ITV anchor Ed Chamberlin is in no doubt Dettori played his part in ITV’s positive viewing figures last week. The snowball effect of Dettori’s success is even bigger in our social media age compared to 1996 when Dettori rode all seven winners at an Ascot meeting in September, an iconic day on racing history that ruined some bookmakers.
Chamberlin said: ‘You can just imagine people at work, messaging their friends and saying, ”Have you seen what Dettori’s doing?”. There was a massive Dettori factor.
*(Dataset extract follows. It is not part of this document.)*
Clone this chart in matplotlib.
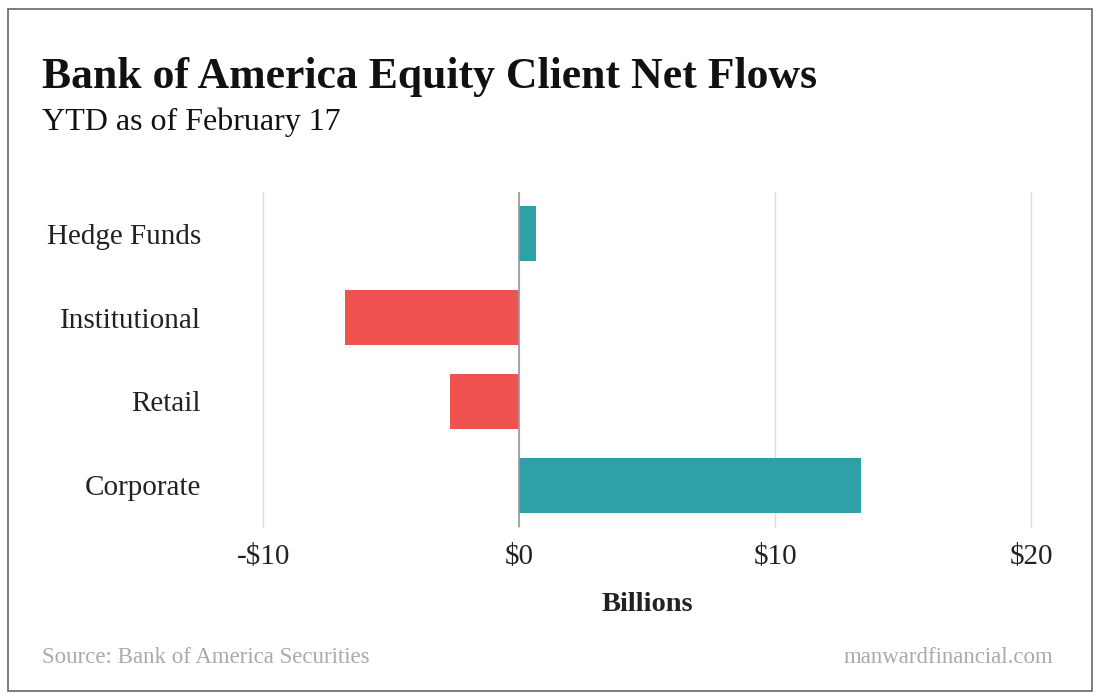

ITV anchor Ed Chamberlin is in no doubt Dettori played his part in ITV’s viewing figures
‘That’s shown by the fact that more people watched Turgenev’s race than the Gold Cup. It was a crazy number of people watching the Britannia Handicap on a Thursday afternoon at 5pm.
‘Footballers like Messi and Ronaldo bring people into sport through ability not character. Frankie does it with a bit of both. AP McCoy summed it up brilliantly on Friday when he said on ITV that Frankie genuinely believes that 70,000 people come to Royal Ascot to watch him and he is putting on a show for them.’
Chamberlin’s ITV colleague Jason Weaver, a friend and one-time weighing room colleague of Dettori, said: ‘Frankie is able to see the chess move six or seven moves in front of everyone else at the moment. Everything looks like it is happening in slow motion for him.
‘By his own admission he is no good on a quiet Monday. Surprisingly, he was good in the rain this week because normally he is awful. He is not like Lewis Hamilton. But on the big days, he’s the best.’